Zur Nichtigkeitsbeschwerde des Angeklagten Zoltan V***** (§ 281 Abs 1 Z 5 und 9 lit a StPO):

Der auf die Begründungspassage, wonach „die drei V*****s offensichtlich immer gemeinsam aufgetreten sind“ (US 7), bezogene Einwand offenbar unzureichender Begründung (Z 5 vierter Fall) verfehlt die gebotene Orientierung an der Gesamtheit der Entscheidungsgründe, weil damit die unmittelbar nachfolgende Erwägung zur Aussage des Zeugen So***** zum gemeinsamen Auftreten der Genannten außer Acht gelassen wird (vgl im Übrigen auch US 10 f zur Aussage des Zeugen Se*****).
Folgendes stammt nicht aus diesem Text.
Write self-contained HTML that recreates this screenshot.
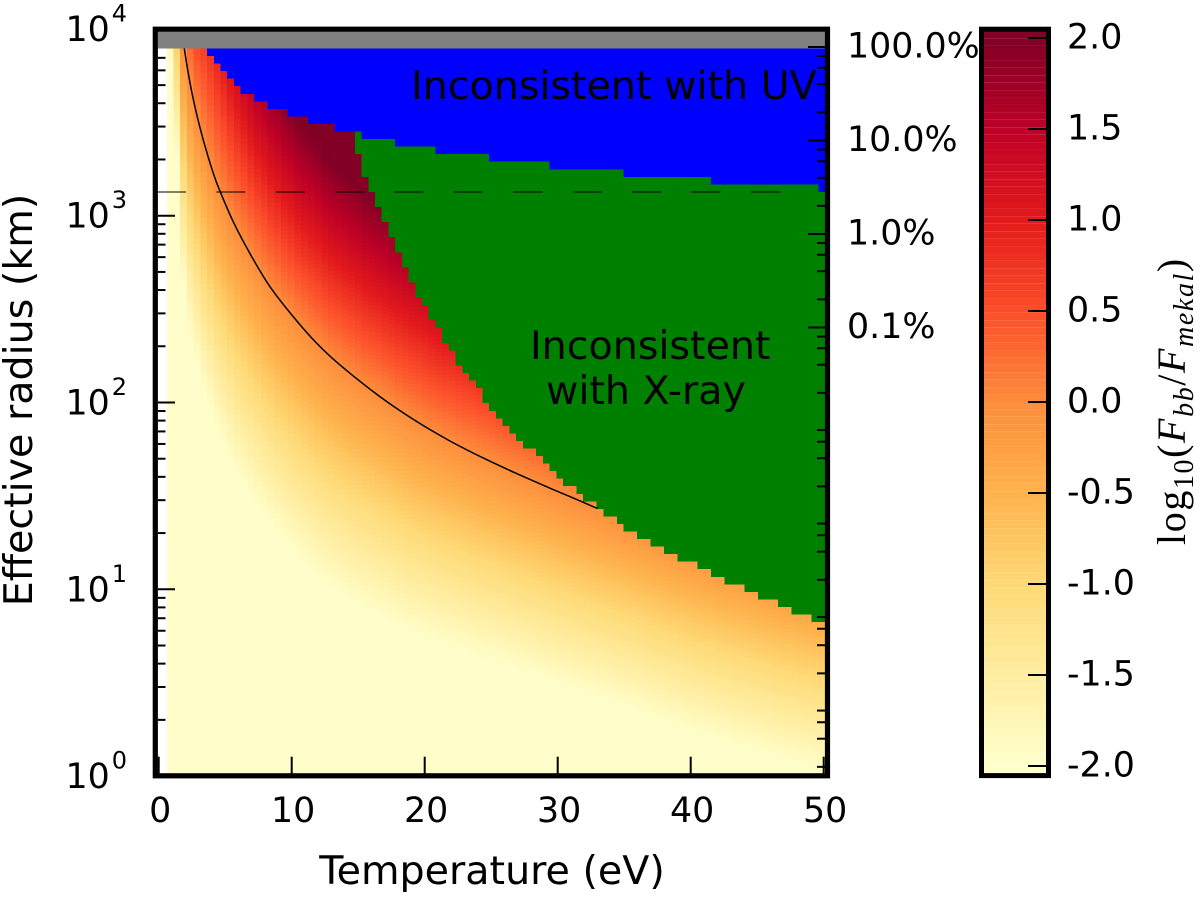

Aktenwidrigkeit (Z 5 fünfter Fall) wird mit Beziehung auf die kein Zitat enthaltende Würdigung des Gutachtens des gerichtsmedizinischen Sachverständigen als „klar und deutlich sowie in sich widerspruchslos“ (US 11) nicht geltend gemacht (Ratz, WK-StPO § 281 Rz 467 f). Der Kritik betreffend einen vermeintlichen Widerspruch in den Ausführungen des Sachverständigen zur Frage der Herbeiführung einer erhöhten Blutungsneigung durch die Verabreichung blutverdünnender Mittel an das Tatopfer ist daher nur der Vollständigkeit halber zu erwidern, dass dem Experten zufolge die blutverdünnende Medikation „sicherlich nicht todesursächlich oder beitragend im Verlauf“ und die „erhöhte Blutungsneigung nicht ausschlaggebend“ für den Tod des Opfers war (ON 185 S 32 f; vgl im Übrigen zu Mitkausalität von Drittursachen Burgstaller, WK-StGB § 80 Rz 68, Fabrizy, StGB10 Einführung Rz 49, Fuchs, AT8 13/4 jeweils zur Äquivalenztheorie).

Die Rechtsrüge (Z 9 lit a) bezieht sich schließlich mit der Kritik, es fehle an Feststellungen zu einem auf die Ausnützung der Wehr- und Hilflosigkeit des Opfers (§ 33 Abs 1 Z 7 StGB) gerichteten Vorsatz des Angeklagten, nicht auf für den Schuldspruch (§ 260 Abs 1 Z 2 StPO) entscheidende Tatsachen und orientiert sich solcherart nicht am Verfahrensrecht.

Die Nichtigkeitsbeschwerden waren daher in Übereinstimmung mit der Stellungnahme der Generalprokuratur bereits bei der nichtöffentlichen Beratung sofort zurückzuweisen (§ 285d Abs 1 StPO), woraus die Zuständigkeit des Oberlandesgerichts zur Entscheidung über die Berufungen folgt (§ 285i StPO).

Die Kostenentscheidung beruht auf § 390a Abs 1 StPO.